Cheyenne Fix & Flip Numbers That Work
A simple example investors can copy:
- After-Repair Value (ARV): $365,000
- Rehab budget: $45,000
- 70% rule: 0.70 × 365k – 45k = $210,500 maximum purchase to stay within a safe margin
- Soft costs (interest, taxes, insurance, utilities, staging, closing): plan $18k–$22k
- Expected resale proceeds after agent fees and seller costs: ~$340,000
- Projected profit before income taxes: ~$60k+, assuming timeline discipline
How Rehab Draws Work in Laramie County
Draws release quickly when documentation is tight. Use a milestone scope (demo → rough-in → drywall → finishes → punch-list). Submit labeled room photos and short video, request inspections 24–48 hours in advance, and keep utilities on for mechanical checks.

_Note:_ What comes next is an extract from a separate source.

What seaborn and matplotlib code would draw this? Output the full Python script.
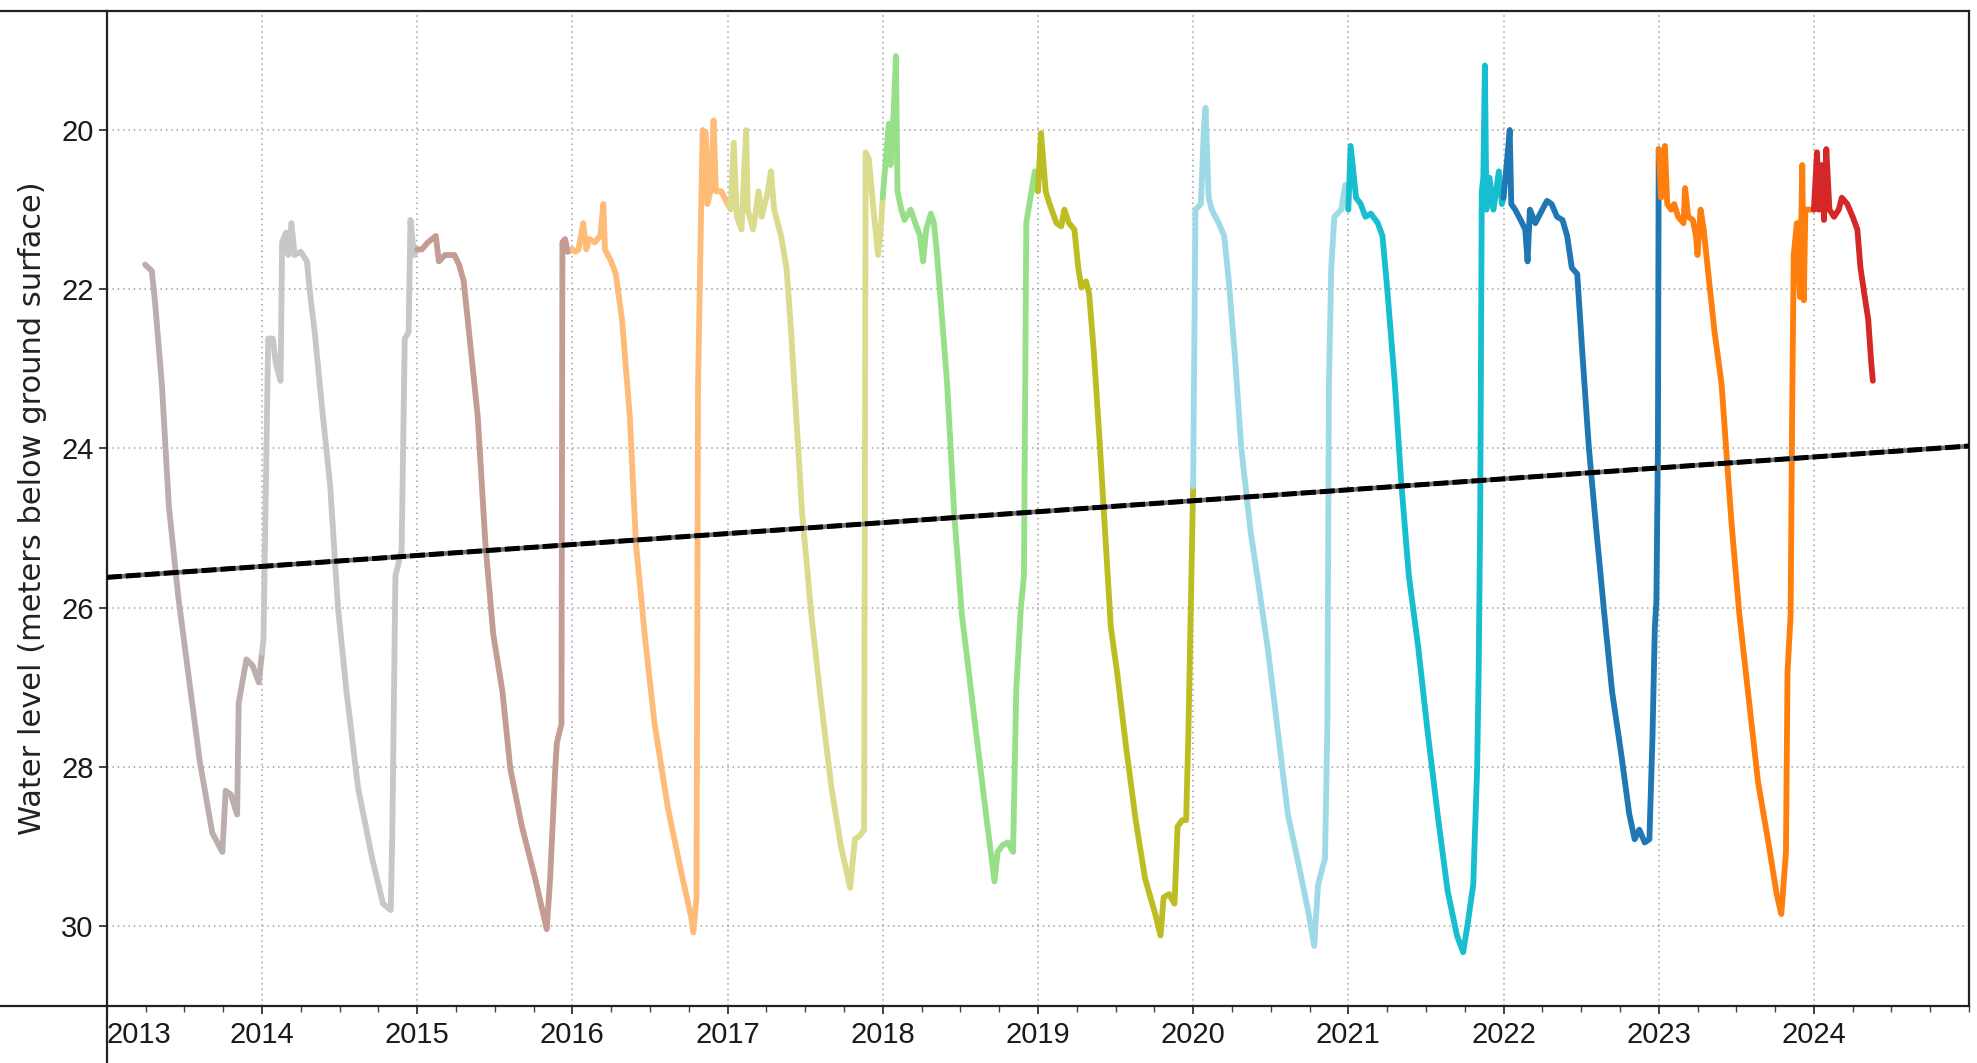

Most cosmetic projects aim for 3–4 draws total.
Three Speed Killers to Avoid
- Late property access for valuation. Get keys or lockbox access on day one.
- Scope creep after approval. Lock materials and finishes before closing.
- Title surprises (old liens, missing releases). Open title early so curatives don’t stall funding.
What to Send for a Fast Yes
Purchase contract or payoff, rehab scope and budget (if any), entity documents and IDs, proof of funds for down/closing, insurance agent contact, address and access instructions for valuation.
Q&A
Can first-time flippers get approved? Yes—if the deal pencils and the contractor bench is solid.
Do you finance 100% of rehab? On qualifying deals with verified scope and draws.
Owner-occupied allowed? No—business-purpose investments only.